Breaking barriers to patient access in rare oncology

Views & Analysis
Breaking barriers to patient access in rare oncology

As technological advances unlock a more nuanced understanding of disease – and exciting opportunities for personalised medicine – some cancers are now being redefined as rare diseases. OPEN VIE explores the challenges in ensuring breakthrough innovation reaches everyone that needs it.
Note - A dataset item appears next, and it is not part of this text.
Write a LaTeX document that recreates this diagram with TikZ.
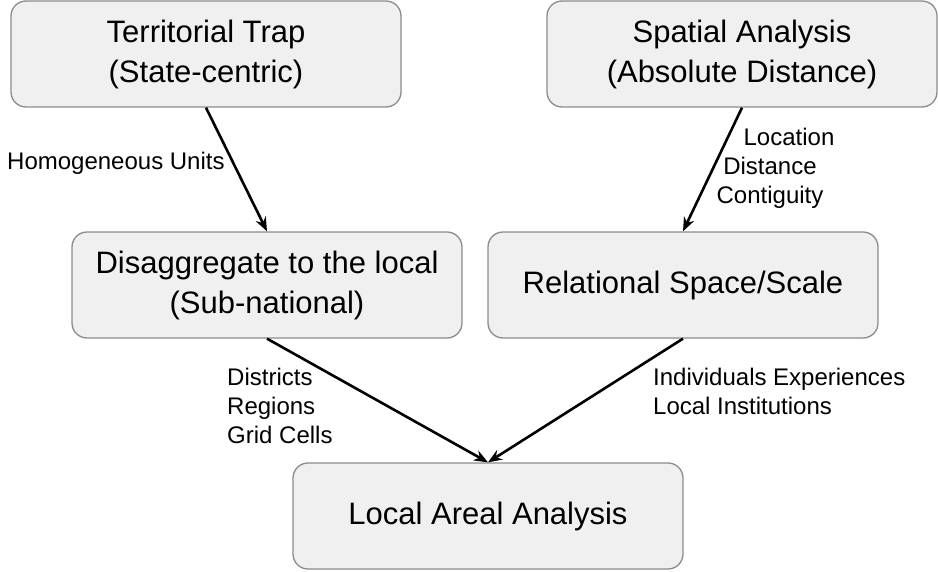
\documentclass[tikz,border=0pt]{standalone}
\usepackage{fontspec}
\setmainfont{Liberation Sans}
\usetikzlibrary{arrows.meta}
\definecolor{boxfill}{HTML}{F0F0F0}
\definecolor{boxline}{HTML}{8C8C8C}

\begin{document}
\begin{tikzpicture}[x=1pt,y=-1pt,
  box/.style={draw=boxline,line width=1.3pt,fill=boxfill,rounded corners=15pt,
    minimum width=390pt,minimum height=106pt,inner sep=0pt,align=center,
    font=\fontsize{31}{40}\selectfont},
  lbl/.style={inner sep=0pt,font=\fontsize{24}{29}\selectfont},
  link/.style={line width=2.6pt,-{Stealth[length=14pt,width=11pt]}}]
\useasboundingbox (0,0) rectangle (938,572);
\node[box] (terr) at (206,54) {Territorial Trap\\(State-centric)};
\node[box] (spat) at (742,54) {Spatial Analysis\\(Absolute Distance)};
\node[box] (disagg) at (267,285) {Disaggregate to the local\\(Sub-national)};
\node[box] (rel) at (683,285) {Relational Space/Scale};
\node[box] (local) at (488,516) {Local Areal Analysis};
\draw[link] (terr.south) -- (disagg.north);
\draw[link] (spat.south) -- (rel.north);
\draw[link] (disagg.south) -- (local.north);
\draw[link] (rel.south) -- (local.north);
\node[lbl,anchor=base west] (homog) at (7,170) {Homogeneous Units};
\node[lbl,align=center] (spatlbl) at (770,168) {\hspace*{38pt}Location\\Distance\\Contiguity};
\node[lbl,align=left,anchor=west] (disagglbl) at (227,406) {Districts\\Regions\\Grid Cells};
\node[lbl,align=left,anchor=west] (rellbl) at (653,391) {Individuals Experiences\\Local Institutions};
\end{tikzpicture}
\end{document}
In a world of increasing complexity, the primary goal of any health system is remarkably simple: to ensure patients have access to the best care and the best treatments for their condition. However, in a healthcare environment characterised by high demand and finite resources, meeting that objective is less straightforward, particularly when it comes to accessing breakthrough medicines. With affordability now one of the biggest factors in health decision-making, today’s pharma companies are under tremendous pressure to demonstrate the value of their innovations to a broad range of stakeholders, each with different definitions of value. To do so, they must capture the right evidence – but, as therapeutic understanding becomes more nuanced and stakeholder needs more diverse, it isn’t easy. It’s even harder in rare diseases, where patient populations and clinical programmes are naturally smaller. So how can companies build a robust evidence-base to convince regulators, physicians, payers and patients that a rare treatment merits reimbursement and adoption? It’s all about preparation, collaboration and innovation.

Major advances in technology, particularly genomic sequencing, have driven a rise in orphan diseases. This is certainly the case in cancer where genomics has informed a deeper understanding of disease and progression, enabling tumour types to be broken down further into subgroups according to the genetic mutation that causes them, subsequently being classified as rare. As a result, the development of personalised medicines for less common tumour types has increased, with oncology forecast to become the leading orphan disease category (accounting for 50% of the global market) within the next five years. Tumour agnostic therapies are being assessed in basket trials of a variety of tumour types expressing the target genetic mutation to differing extents, resulting in significant variation in outcomes and making health technology appraisal a challenge. This evolution is therefore creating an inadvertent paradox: while patients’ prospects are greatly enhanced by the advent of more targeted treatments, their ability to gain timely access to them is made harder by the challenges pharma companies face in demonstrating meaningful value with limited evidence.